Когда в разговорах на темы художественной жизни кто-то из собеседников хочет сделать заочный комплимент Зурабу Константиновичу Церетели, реализуется это намерение обычно в такой форме: «Ну, монументы у него действительно не очень, а вот живопись вполне приличная». Под «приличием» живописи понимается ее связанность с мировой культурой – мол, здесь не графоманство какое-нибудь, а следование традициям модернизма. «Какой портрет, какой пейзаж!» – намекает этот условный поклонник станкового творчества Церетели, противопоставляя декоративную красоту и «праздничность колоритов» на холстах и шелкографиях явному уродству гигантских изваяний.

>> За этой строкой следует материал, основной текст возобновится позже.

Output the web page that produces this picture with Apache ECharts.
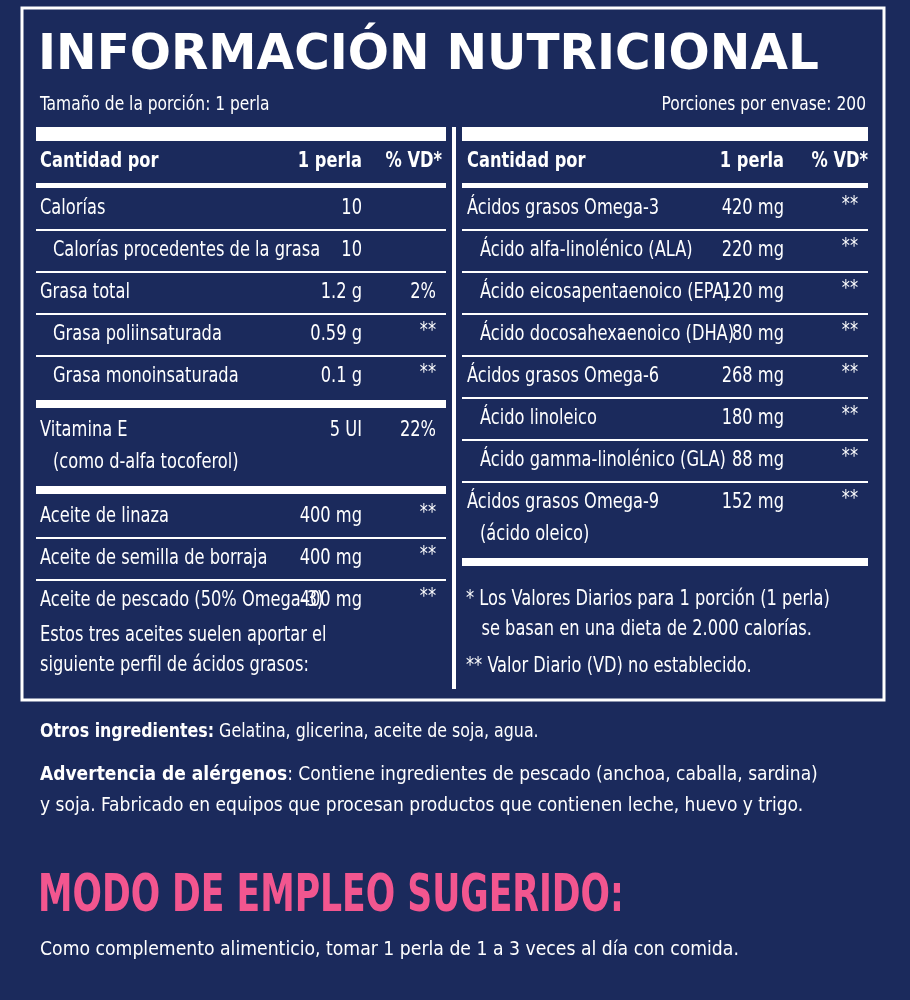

Миф этот настолько распространен, что и сам художник склонен в него верить.
Вернее, во вторую его часть, где говорится о декоративной изысканности его малоформатных произведений (тезис о неуклюжести монументалки отклика в душе Зураба Константиновича, понятное дело, не находит). «Да уж, – рассуждает, вероятно, президент Академии художеств в редкие минуты досуга, – свыкнуться с моими скульптурными новациями им трудновато, не доросли пока до полноценного восприятия, зато камерные мои опусы уж точно не оставят никого равнодушными». И, утешившись подобным соображением, маэстро с новыми силами берется за вдохновенную кисть, чтобы изобразить тифлисского кинто, Чарли Чаплина или натюрморт из дюжины винных бутылок. К этому занятию его особенно располагает атмосфера парижской мастерской, откуда и прибыли на юбилейную выставку произведения последних лет.
Без изваяний, конечно, тут все равно не обошлось.
Глядя на бронзовые рельефы со стилизованными шарманщиками и торговцами скобяным товаром, невольно задаешься вопросом: стоило ли транспортировать их с берегов Сены, когда в Москве, в личной галерее автора на Пречистенке, полным-полно таких же? Или Париж в названии упомянут фигурально, как источник вдохновения, а производилось все в местных условиях? Впрочем, принципиальной разницы нет. Где бы ни предавался художник творческому процессу, результаты сходны.
Какой резон вникать в географические обстоятельства, если у этого человека голова всюду работает одинаково?
Скажем, про Анри Матисса важно знать, что поездка в Алжир и Марокко во многом перевернула его представления о световоздушной среде и прочих профессиональных категориях. А вот Зураб Константинович знай дует в одну дуду, куда бы его ни занесла судьбина.
Яркие колориты и размашистые движения кисти действительно выдают знакомство бенефицианта с мировым искусством ХХ века. Особенно почитаем в его личном пантеоне Пабло Пикассо, о духовном родстве с которым Церетели не прочь поразглагольствовать. Мол, ты на букву «П», я на букву «Ц», а между нами... Короче, свой респект родоначальнику кубизма Зураб Константинович выражает и явно (например, в нынешней экспозиции можно увидеть гипсовую голову Пикассо, раскрашенную черными, красными и голубыми полосами – словно перед нами фанат неведомого футбольного клуба), и опосредованно – через грубоватую, нарочито тяжеловесную художественную манеру.
Вот только до пикассовской мощи эти стилизации никак не дотягивают.
Более того, и дотягивать не собираются. Если в молодые годы у Церетели еще чувствовался конкурентный задор, желание что-то доказать себе и окружающим, то нынче преобладают бездумный гедонизм и небрежная маэстрия.
Хотя на выставке вдоволь сюжетов личного характера, почти интимных (автор любит давать своим работам подчеркнуто субъективные заголовки типа «Вздремнули чуть-чуть» или «У Пьера приятное общество»), однако никакого внутреннего трепета и душевной приподнятости в них не ощущается. Перед глазами – практически конвейер, разве что с несколькими модификационными линиями. Можно так, можно эдак, или еще вот таким образом – за рамки своих канонов Церетели и не думает выглядывать.
Миф об одаренном, фонтанирующем идеями живописце легко рушится, когда его опусы выстроены в ряд.
Пресловутая декоративность сразу выглядит квелой, композиции – неизобретательными, персонажи – картонными... Только не подумайте, что все это сказано в отместку за памятник Петру на Москве-реке и за чудовищный фонтан на Манежной площади. Многолетние эти язвы на теле города и впрямь никак не заживают, но формат камерной выставки все же позволяет отвлечься от прискорбных воспоминаний о монументалистике. Если бы здесь действительно обнаружились шедевры, пришлось бы, тяжело вздохнув, признать: может ведь, когда постарается. Но не старается – и, скорее всего, не может. Творческой цельности у Зураба Константиновича не отнять. Раз уж впал в эклектику и бездумность, будет держаться этой линии во всем.